November 21, 2013 at 6:52 pm
Hi,
We have deleted 120GB of data but space did not released even after 2 days. Is there any reason for this? Could any one tell me how exactly it releases the space after truncating a 120GB table?
Thanks.
Thanks,
I’m nobody but still I’m somebody to someone………….
November 21, 2013 at 8:08 pm
SQLAli (11/21/2013)
Hi,We have deleted 120GB of data but space did not released even after 2 days. Is there any reason for this? Could any one tell me how exactly it releases the space after truncating a 120GB table?
Thanks.
Space is not deleted from the database after deletes or truncates. It simply becomes unallocated space in the database. Do you have enough room on disk without recovering this space as truly "free space"?
--Jeff Moden
Change is inevitable... Change for the better is not.
November 21, 2013 at 8:25 pm
If you absolutely have to get the disk space free, then you can use SHRINKDATABASE or SHRINKFILE, but it does awful things to your databases. You have to reindex them all etc... not pretty. So only do it if you have to. Definitely read up on it in BOL before doing anything drastic like that.
November 21, 2013 at 10:16 pm
Pietlinden,
Yes, we shrunk the .mdf and alert moves to Warning from centreon. But i think it is not right resolution.
Jeff,
I understand that space will simply unallocated rather than releasing. But disk got only 9GB free space. I need at least 50 GB of free space.
Thanks,
I’m nobody but still I’m somebody to someone………….
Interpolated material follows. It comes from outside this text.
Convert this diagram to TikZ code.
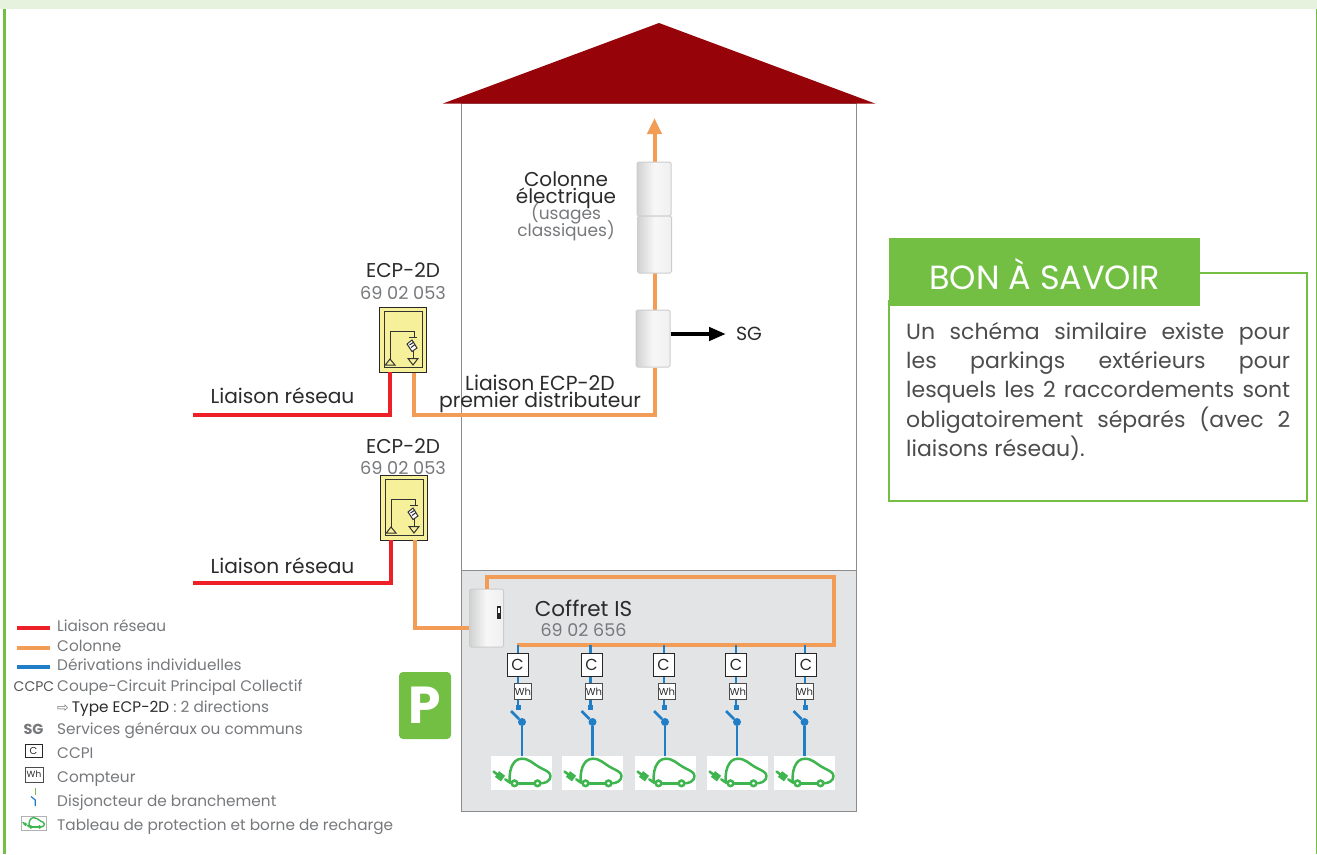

November 21, 2013 at 10:28 pm
SQLAli (11/21/2013)
Pietlinden,Yes, we shrunk the .mdf and alert moves to Warning from centreon. But i think it is not right resolution.
If you really do want to release space back to the OS, it's the *only* resolution.
I understand that space will simply unallocated rather than releasing. But disk got only 9GB free space. I need at least 50 GB of free space.
Why? What good does 50GB do sitting unallocated and unused on a disk do? You might as well make the disk 50GB smaller.
Gail Shaw
Microsoft Certified Master: SQL Server, MVP, M.Sc (Comp Sci)
SQL In The Wild: Discussions on DB performance with occasional diversions into recoverability
November 22, 2013 at 9:02 am
I'm with Gail on this. If you need the space, then shrink the files, but make sure that you leave space to reindex or perform maintenance.
If you just want xxx space to prevent alarms, you should really evaluate whether you need more space on the drive. If it's for backups, please, please don't store these on the disk with the mdf.
December 16, 2013 at 2:01 pm
Did you try rebuilding table including all the indexes? That would release space to database, then shinking file would relase space at OS.
December 16, 2013 at 2:53 pm
Suneel,
No i did not try to rebuild the indexes. As i explained before i just shrunk the .mdf and space gets released.
Thanks,
I’m nobody but still I’m somebody to someone………….
December 16, 2013 at 4:25 pm
SQLAli (12/16/2013)
Suneel,No i did not try to rebuild the indexes. As i explained before i just shrunk the .mdf and space gets released.
You're pretty well screwed then because, except for simple truncation during a shrink, shrink fragments nearly everything to 99% fragmented. You at least need to follow a shrink with a REORGANIZE (although that will only fix the Leaf Level of the indexes and data). Since REORGANIZE doesn't update stats, you should update the stats, as well.
--Jeff Moden
Change is inevitable... Change for the better is not.